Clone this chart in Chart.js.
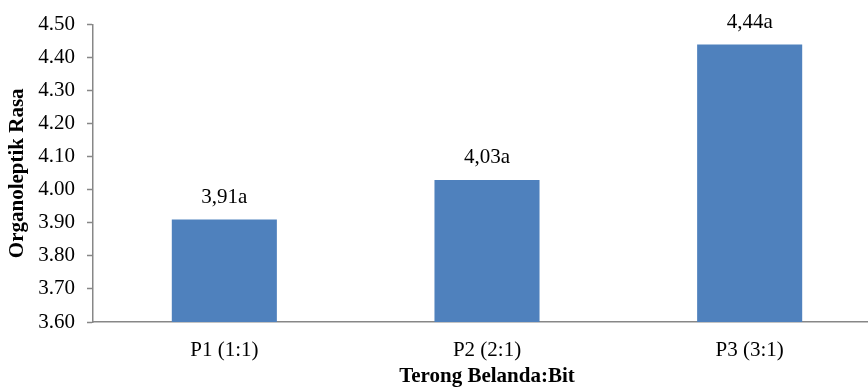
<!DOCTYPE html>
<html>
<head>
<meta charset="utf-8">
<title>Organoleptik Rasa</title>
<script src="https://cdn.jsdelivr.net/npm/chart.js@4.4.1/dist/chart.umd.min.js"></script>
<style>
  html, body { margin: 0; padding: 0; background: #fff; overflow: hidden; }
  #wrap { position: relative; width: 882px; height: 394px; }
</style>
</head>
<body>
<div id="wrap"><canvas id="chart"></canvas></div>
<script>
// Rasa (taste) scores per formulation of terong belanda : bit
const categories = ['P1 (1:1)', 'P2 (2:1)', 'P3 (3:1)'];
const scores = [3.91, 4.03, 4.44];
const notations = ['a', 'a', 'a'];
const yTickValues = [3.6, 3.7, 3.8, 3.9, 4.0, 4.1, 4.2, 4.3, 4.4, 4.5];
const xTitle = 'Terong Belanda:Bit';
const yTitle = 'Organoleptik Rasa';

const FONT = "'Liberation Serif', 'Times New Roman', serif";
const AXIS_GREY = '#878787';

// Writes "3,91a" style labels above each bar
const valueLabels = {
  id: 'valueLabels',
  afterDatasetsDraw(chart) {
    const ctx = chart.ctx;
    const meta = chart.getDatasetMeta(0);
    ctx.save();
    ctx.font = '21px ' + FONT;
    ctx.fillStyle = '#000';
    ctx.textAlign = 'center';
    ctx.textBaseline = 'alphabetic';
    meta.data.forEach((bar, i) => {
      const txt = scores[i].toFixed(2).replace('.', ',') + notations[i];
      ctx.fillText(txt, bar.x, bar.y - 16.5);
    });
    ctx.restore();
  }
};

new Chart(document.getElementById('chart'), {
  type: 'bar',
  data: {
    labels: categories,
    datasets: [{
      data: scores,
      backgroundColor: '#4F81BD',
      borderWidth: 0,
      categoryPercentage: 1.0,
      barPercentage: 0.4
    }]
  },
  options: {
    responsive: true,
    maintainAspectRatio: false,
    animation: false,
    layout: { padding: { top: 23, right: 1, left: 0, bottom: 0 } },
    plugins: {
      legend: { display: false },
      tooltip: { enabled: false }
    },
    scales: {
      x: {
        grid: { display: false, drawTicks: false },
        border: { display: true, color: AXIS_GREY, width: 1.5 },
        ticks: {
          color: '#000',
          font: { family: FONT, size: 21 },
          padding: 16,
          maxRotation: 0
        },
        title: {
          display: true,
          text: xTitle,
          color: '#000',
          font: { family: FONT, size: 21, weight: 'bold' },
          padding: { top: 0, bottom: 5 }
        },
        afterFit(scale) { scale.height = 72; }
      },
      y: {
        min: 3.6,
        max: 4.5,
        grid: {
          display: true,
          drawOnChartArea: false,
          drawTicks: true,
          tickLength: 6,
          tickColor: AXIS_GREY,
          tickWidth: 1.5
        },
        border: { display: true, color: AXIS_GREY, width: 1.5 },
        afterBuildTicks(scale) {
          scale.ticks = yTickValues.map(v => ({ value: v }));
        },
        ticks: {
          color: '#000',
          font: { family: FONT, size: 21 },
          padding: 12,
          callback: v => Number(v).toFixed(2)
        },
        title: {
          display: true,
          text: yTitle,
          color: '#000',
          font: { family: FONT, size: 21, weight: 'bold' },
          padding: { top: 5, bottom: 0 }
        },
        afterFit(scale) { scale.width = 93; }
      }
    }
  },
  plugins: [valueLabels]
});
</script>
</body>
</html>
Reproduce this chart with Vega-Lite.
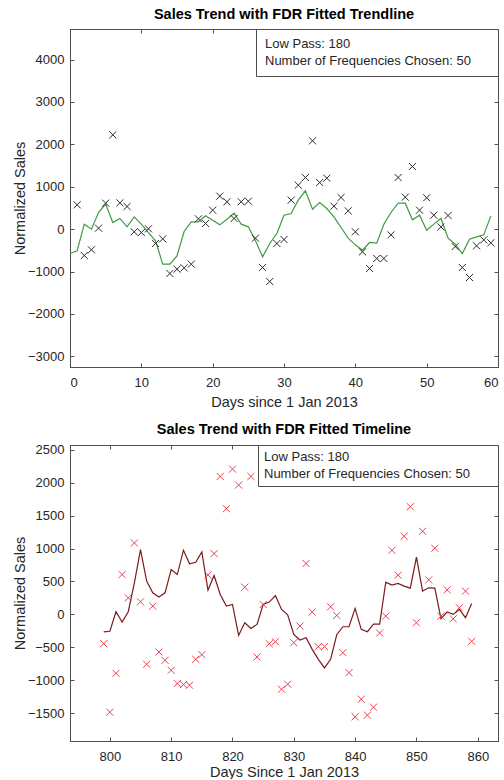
────
* Task prompt
Every line above that contains the word "this" should be reported.

* Worked answer
Clone this chart in Chart.js.
Reproduce this chart with Vega-Lite.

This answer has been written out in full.